Of course, Jesus was not missing. He had come back to life, and he approached Mary in her grief. Did she recognize him? Eventually, and with great joy.
But first, she mistook him for a gardener, of all things.
A gardener. And maybe she wasn’t that far off.
Isaiah 27 describes God’s people as a vineyard. Verse 3 begins, “A pleasant vineyard, sing of it! I, the Lord, am its keeper; every moment I water it.”(ESV)
I think of my petunias. If I watered them every moment, they’d drown. The water would run off the leaves, saturate the dirt, and wash through the holes in the bottom of the pot, probably carrying needed soil and nutrients with it.
But we’re so much needier than plants, aren’t we? And our God, the source of living water–water much better and purer than anything that comes from a hose or even a good, soaking rain–is constantly tending to us. Every. Moment.
In the midst of our trials, when all seems lost and we don’t see God’s hand moving, he is still right there. Still caring for us. We struggle with unfaithfulness in gardening and in faith and in life, but Jesus does not.
We are never neglected, though sometimes our feelings would have us believe otherwise. In those circumstances, we’d be wise to follow Mary Magdalene’s beautiful example.
When her life seemed dry and dying, she could’ve hidden herself away, believing God had stopped caring for her. We do that sometimes, don’t we? And in doing so, we’re basically hiding out under umbrellas that shield us from the water our Gardener pours on us every moment.

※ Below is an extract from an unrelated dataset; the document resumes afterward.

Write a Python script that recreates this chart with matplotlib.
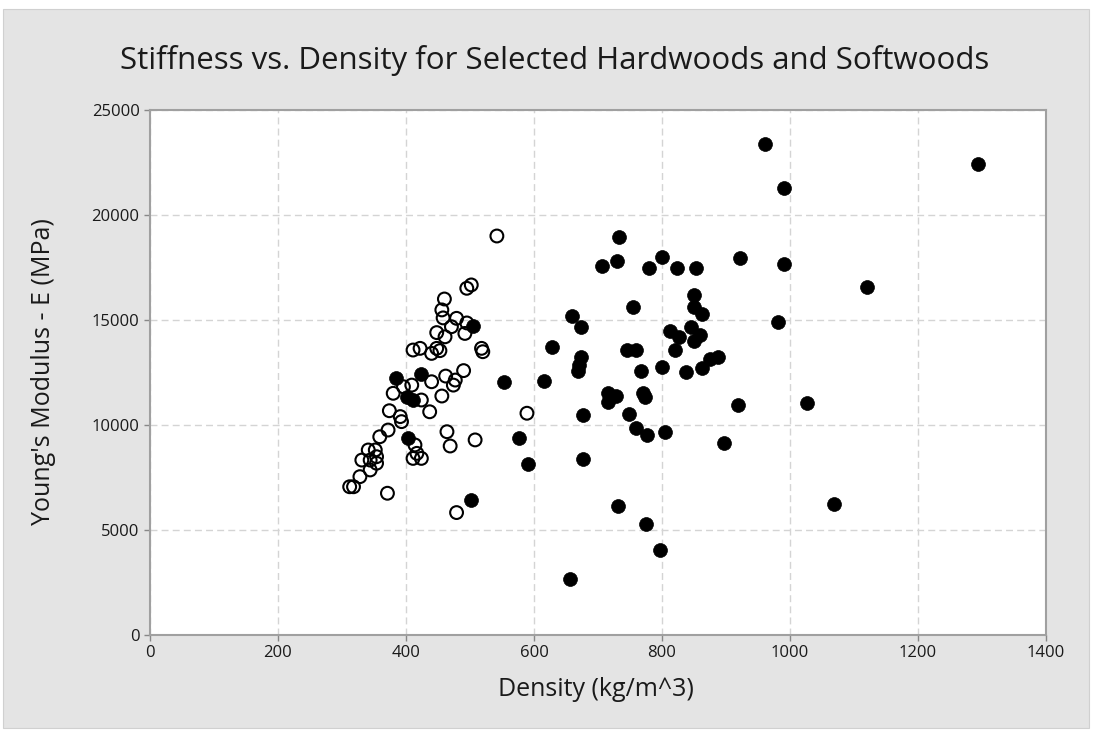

But Mary stepped out from under the doubt and fear and went looking for Jesus.
Let’s do the same.
When the going gets tough, when we can’t see how the end works out, let’s faithfully seek our Savior. Let’s drop the umbrellas and soak up the water our Gardener pours on us every moment.
Lord, thank you for your loving care. Forgive me for the times when I’ve failed to trust in you. Teach me to always look to you. Remind me again and again that you are always there, always working in my life, even when I don’t understand and can’t explain it. I love you, Lord, and thank you for your faithfulness.